Now combine that with the very probable fact that this saved no where near $100M. Shitty shifting of servers breaks hardware. They weren’t prepped to receive them at the destination. They ended up with major drops in service, including Elmo having to shut twitter down for a weekend because they couldn’t handle the traffic. Now he’s whining about “scraping” and trying to squeeze blood from a stone in the face of advertisers abandoning him.
This in no way generally worked. Things are absolutely falling apart around their ears.

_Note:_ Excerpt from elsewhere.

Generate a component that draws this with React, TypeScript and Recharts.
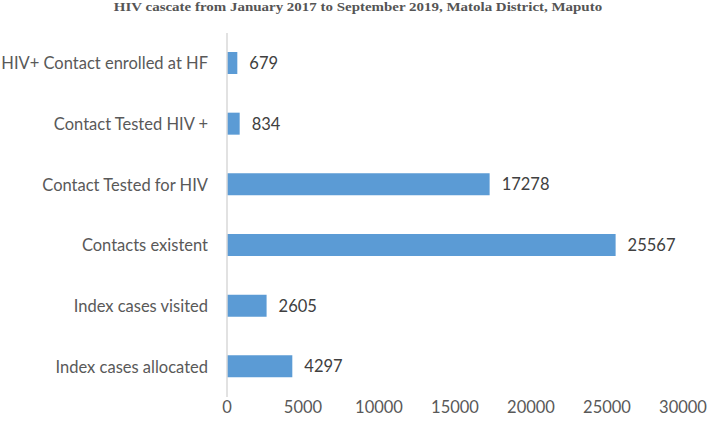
import React from 'react';
import { Bar, BarChart, LabelList, XAxis, YAxis } from 'recharts';

const categories = [
  'HIV+ Contact enrolled at HF',
  'Contact Tested HIV +',
  'Contact Tested for HIV',
  'Contacts existent',
  'Index cases visited',
  'Index cases allocated',
];
const counts = [679, 834, 17278, 25567, 2605, 4297];
const xTicks = [0, 5000, 10000, 15000, 20000, 25000, 30000];

const data = categories.map((name, i) => ({ name, value: counts[i] }));

const tickFont = { fill: '#595959', fontSize: 16.5, fontFamily: 'Lato, sans-serif' };

const App = () => {
  return (
    <div style={{ position: 'absolute', left: 0, top: 0, width: 708, height: 425, background: '#fff' }}>
      <div
        style={{
          position: 'absolute',
          top: -1,
          left: 0,
          width: 716,
          textAlign: 'center',
          fontFamily: '"Liberation Serif", serif',
          fontWeight: 'bold',
          fontSize: 13,
          lineHeight: '15px',
          color: '#555',
          transform: 'scaleX(1.15)',
          transformOrigin: '358px 0',
        }}
      >
        HIV cascate from January 2017 to September 2019, Matola District, Maputo
      </div>
      <BarChart
        width={708}
        height={425}
        data={data}
        layout="vertical"
        margin={{ top: 33, right: 25, bottom: 0, left: 0 }}
        barSize={22}
      >
        <XAxis
          type="number"
          domain={[0, 30000]}
          ticks={xTicks}
          axisLine={false}
          tickLine={false}
          tickSize={0}
          tickMargin={4}
          height={28}
          interval={0}
          tick={tickFont}
        />
        <YAxis
          type="category"
          dataKey="name"
          width={227}
          axisLine={{ stroke: '#d9d9d9', strokeWidth: 1.5 }}
          tickLine={false}
          tickSize={0}
          tickMargin={19}
          interval={0}
          tick={tickFont}
        />
        <Bar dataKey="value" fill="#5b9bd5" isAnimationActive={false}>
          <LabelList
            dataKey="value"
            position="right"
            offset={12}
            fill="#404040"
            fontSize={16.5}
            fontFamily="Lato, sans-serif"
          />
        </Bar>
      </BarChart>
    </div>
  );
};

export default App;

I’ve stopped even trying to follow twitter links because they work less than half the time since I don’t have an account.
Elon is Dilbert’s pointy-haired boss with a lot of money and a PR firm.
Dilbert's boss is lazy, Musk is full of passionate intensity.
My first gig out of college in the Valley was working with (later for) a relatively charismatic "I know better" untreated bipolar guy. This dude actually had the chops, he was actually smarter than you. His demos and product ideas were amazing, legit visionary. Inspirational.
But gods it was soul-destroying to try to work for the guy, he kept pulling exactly this kind of "it's not that complicated!" stunt, changing plans on a whim, editing history to make himself consistent, hair-trigger switching between praise and abuse...
It got a lot of good work out of me, I learned a lot, I was well-compensated, but I now that I know the signs I'm never working for a person like that again.